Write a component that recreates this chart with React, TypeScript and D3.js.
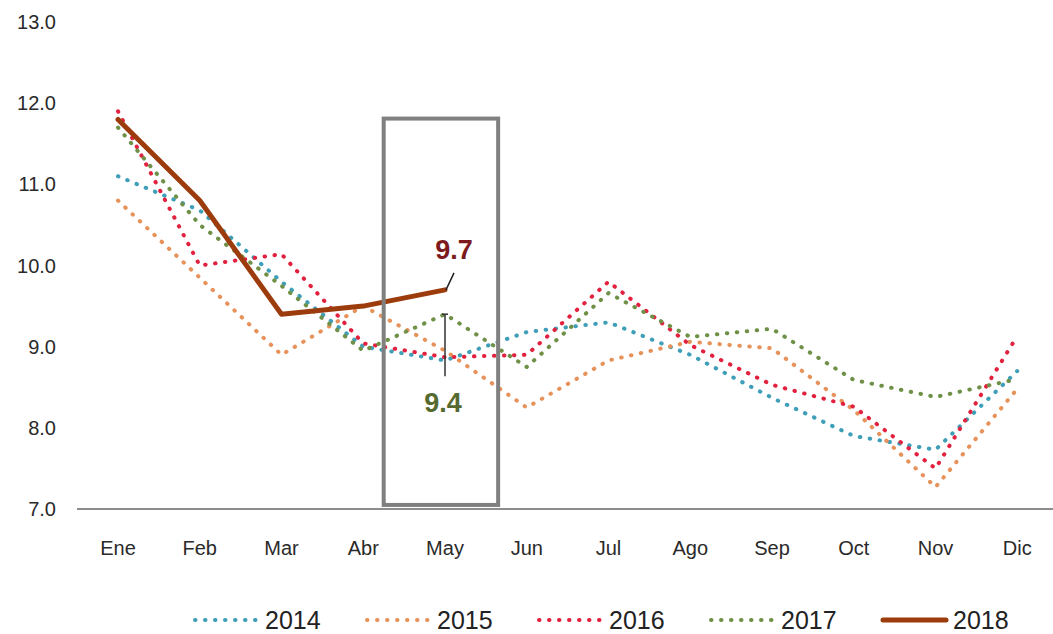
import * as d3 from "d3"

// valores
const months = ["Ene", "Feb", "Mar", "Abr", "May", "Jun", "Jul", "Ago", "Sep", "Oct", "Nov", "Dic"]
const yTicks = [7, 8, 9, 10, 11, 12, 13]

const s2014 = [11.1, 10.68, 9.8, 9.0, 8.83, 9.18, 9.3, 8.9, 8.37, 7.9, 7.73, 8.7]
const s2015 = [10.8, 9.85, 8.9, 9.5, 8.95, 8.25, 8.83, 9.06, 8.98, 8.22, 7.27, 8.48]
const s2016 = [11.9, 10.0, 10.14, 9.04, 8.87, 8.9, 9.8, 9.02, 8.53, 8.26, 7.5, 9.13]
const s2017 = [11.7, 10.5, 9.75, 8.95, 9.4, 8.75, 9.66, 9.12, 9.22, 8.59, 8.38, 8.6]
const s2018 = [11.8, 10.8, 9.4, 9.5, 9.7]

const series = [
  { name: "2014", values: s2014, color: "#3f9fb8", solid: false },
  { name: "2015", values: s2015, color: "#e6925a", solid: false },
  { name: "2016", values: s2016, color: "#e2213f", solid: false },
  { name: "2017", values: s2017, color: "#6f9047", solid: false },
  { name: "2018", values: s2018, color: "#9c3c0c", solid: true },
]

const W = 1053
const H = 634
const FONT = "'Liberation Sans', Arial, sans-serif"

export default function App() {
  const x = d3.scalePoint<string>().domain(months).range([118, 1017.25])
  // index -> pixel, for the highlight box
  const xi = d3.scaleLinear().domain([0, months.length - 1]).range([118, 1017.25])
  const y = d3.scaleLinear().domain([7, 13]).range([509, 22])

  const line = d3
    .line<number>()
    .x((_d, i) => x(months[i]) as number)
    .y((d) => y(d))

  const mayX = x("May") as number

  // legend layout
  const legendStart = 195
  const legendStep = 172

  return (
    <div style={{ position: "absolute", left: 0, top: 0 }}>
      <svg width={W} height={H} style={{ display: "block", background: "#fff" }} fontFamily={FONT}>
        {/* eje Y (solo etiquetas) */}
        {yTicks.map((t) => (
          <text key={t} x={56} y={y(t)} dy="0.35em" textAnchor="end" fontSize={20} fill="#2a2a2a">
            {t.toFixed(1)}
          </text>
        ))}

        {/* línea base */}
        <line x1={77} x2={W} y1={y(7)} y2={y(7)} stroke="#8c8c8c" strokeWidth={2} />

        {/* eje X */}
        {months.map((m) => (
          <text key={m} x={x(m)} y={548} dy="0.35em" textAnchor="middle" fontSize={20} fill="#2a2a2a">
            {m}
          </text>
        ))}

        {/* series */}
        {series.map((s) => (
          <path
            key={s.name}
            d={line(s.values) || ""}
            fill="none"
            stroke={s.color}
            strokeWidth={s.solid ? 5 : 4}
            strokeLinecap="round"
            strokeLinejoin="round"
            strokeDasharray={s.solid ? undefined : "0.5 9.5"}
          />
        ))}

        {/* recuadro de mayo */}
        <rect
          x={xi(3.25)}
          y={y(11.81)}
          width={xi(4.65) - xi(3.25)}
          height={y(7.05) - y(11.81)}
          fill="none"
          stroke="#808080"
          strokeWidth={4}
        />

        {/* anotación 2018 */}
        <line
          x1={mayX + 1}
          y1={y(9.7)}
          x2={mayX + 9}
          y2={y(9.7) - 17}
          stroke="#222"
          strokeWidth={1.5}
        />
        <text
          x={mayX + 9}
          y={y(9.7) - 40}
          dy="0.35em"
          textAnchor="middle"
          fontSize={27}
          fontWeight="bold"
          fill="#7d1a1d"
        >
          9.7
        </text>

        {/* anotación 2017 */}
        <line x1={mayX} y1={y(9.4)} x2={mayX} y2={y(9.4) + 62} stroke="#333" strokeWidth={1.5} />
        <line x1={mayX - 3} y1={y(9.4)} x2={mayX + 3} y2={y(9.4)} stroke="#333" strokeWidth={1.5} />
        <text
          x={mayX - 2}
          y={y(9.4) + 88}
          dy="0.35em"
          textAnchor="middle"
          fontSize={27}
          fontWeight="bold"
          fill="#56692f"
        >
          9.4
        </text>

        {/* leyenda */}
        {series.map((s, i) => {
          const lx = legendStart + i * legendStep
          return (
            <g key={s.name}>
              <line
                x1={lx}
                x2={lx + 63}
                y1={620}
                y2={620}
                stroke={s.color}
                strokeWidth={s.solid ? 5 : 4}
                strokeLinecap="round"
                strokeDasharray={s.solid ? undefined : "0.5 9.5"}
              />
              <text x={lx + 70} y={620} dy="0.35em" fontSize={25} fill="#222">
                {s.name}
              </text>
            </g>
          )
        })}
      </svg>
    </div>
  )
}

***

Give again exactly the lines running from the beginning of the material above through the line that contains "const yTicks = [7, 8, 9, 10, 11, 12, 13]", and leave out every picture.

Write a component that recreates this chart with React, TypeScript and D3.js.
import * as d3 from "d3"

// valores
const months = ["Ene", "Feb", "Mar", "Abr", "May", "Jun", "Jul", "Ago", "Sep", "Oct", "Nov", "Dic"]
const yTicks = [7, 8, 9, 10, 11, 12, 13]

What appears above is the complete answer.